6) DPP v Mullally [2006] ALL ER (D) 49 (Nov) - The defendant drove a car having consumed excess alcohol after the police were in attendance, having responded to her call to them. The Divisional Court of the Queen’s Bench held that the Justices had fallen into error when they decided that her response to the threat was objectively reasonable. According to the Queen’s Bench Division, once a reasonable person knew that the police were in attendance, they would have concluded that they would have been given protection by the police. The Justices were wrong to have acquitted the defendant and the matter would be remitted to them with a direction to convict.

Inchoate offences

7) R v Abu Hamza [2006] EWCA Crim 2918 - The Court of Appeal held that it was an offence contrary to s.4 of the Offences Against the Person Act 1861 for a person to incite a foreign national in England or Wales to commit murder abroad. The offence was not restricted to situations HM/N/where those committing the murders were to be British subjects. Section 4 enacted the ingredients of substantive offences. It did not lay down rules of jurisdiction and there was nothing in the wording of the section to suggest that the conspirators, or the person incited, should be British subjects.

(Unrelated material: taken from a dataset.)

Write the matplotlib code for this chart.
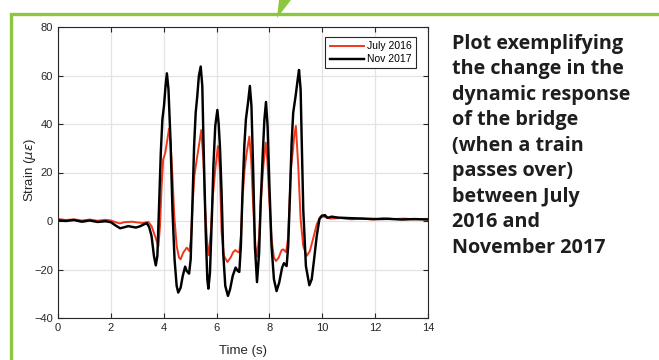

8) R v Saik [2006] UKHL 18 - The case for the prosecution was that D, who operated a currency exchange office, had in the course of that business converted sterling which was or represented the proceeds of drug trafficking or other criminal activity into foreign currency. D’s appeal against conviction to the Court of Appeal failed but he succeeded in his subsequent appeal to the House of Lords. Conspiracy to commit an offence is a different harm from the actual commission of the substantive offence in that conspiracy imposes criminal liability on the basis of a person’s intention. For the purposes of conspiracy, knowledge required proof of a true belief, even where a lesser form of mens rea (or no mens rea) was required for the substantive offence.